Renouant avec la vieille tradition du cadavre exquis, Pierre Raufast a pourtant un plan bien plus malin en tête, qu'il mène à bien. Pas de chute, ai-je dit ? Mais est-ce si certain ? Je ne veux pas en dire trop, c'est un objet fragile, ce livre, qu'il faut découvrir sans que les surprises n'aient été éventées, même légèrement.
"La fractale des raviolis" n'est pas un exercice surréaliste d'écriture automatique, ni un texte à contraintes oulipiennes, c'est un faisceau d'histoires qui n'en forment qu'une, celle d'une femme projetant d'assassiner son mari parce qu'il l'a trompée.

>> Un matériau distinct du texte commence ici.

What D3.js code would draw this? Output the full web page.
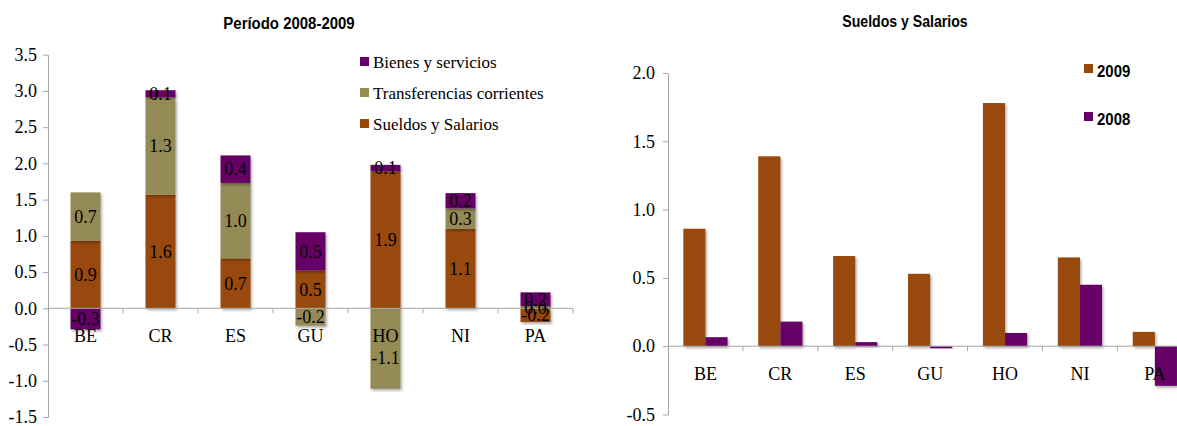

Ces coq-à-l'âne traduisent peut-être après tout le trouble qui traverse la femme sur le point de tuer quand son plan foire.
Au lieu de garder les idées claires, de trouver la parade et la réaction adéquate pour se sortir de la situation délicate dans laquelle elle se retrouve, voilà son esprit qui bat la campagne, passant d'une idée à l'autre, incapable de se fixer et de se concentrer. Un blanc, comme un écran qui devient support de cet étrange film.
Vous rêvez d'un livre qui vous permette de souffler entre deux histoires dures, violentes ? "La fractale des raviolis" est ce qu'il vous faut. Une bouffée d'oxygène dans laquelle les personnages ne se conduisent certes pas selon la plus ferme des morales, où ils ont aussi une fâcheuse tendance à vouloir zigouiller leur prochain et/ou commettre des horreurs, mais, à la fin, on en sourit jusqu'aux oreilles.
Et ça fait du bien. Autant, sans aucun doute, qu'un bon plat de raviolis maison cuisinés avec amour et assaisonnés avec des condiments sans aucun danger. Ici, pas de poison, ni volontairement, ni même par inadvertance, juste un sympathique plaisir de lecture, dont on sort ragaillardi et le coeur en joie. Avec l'envie d'une assiette ou de quelques pages de rab.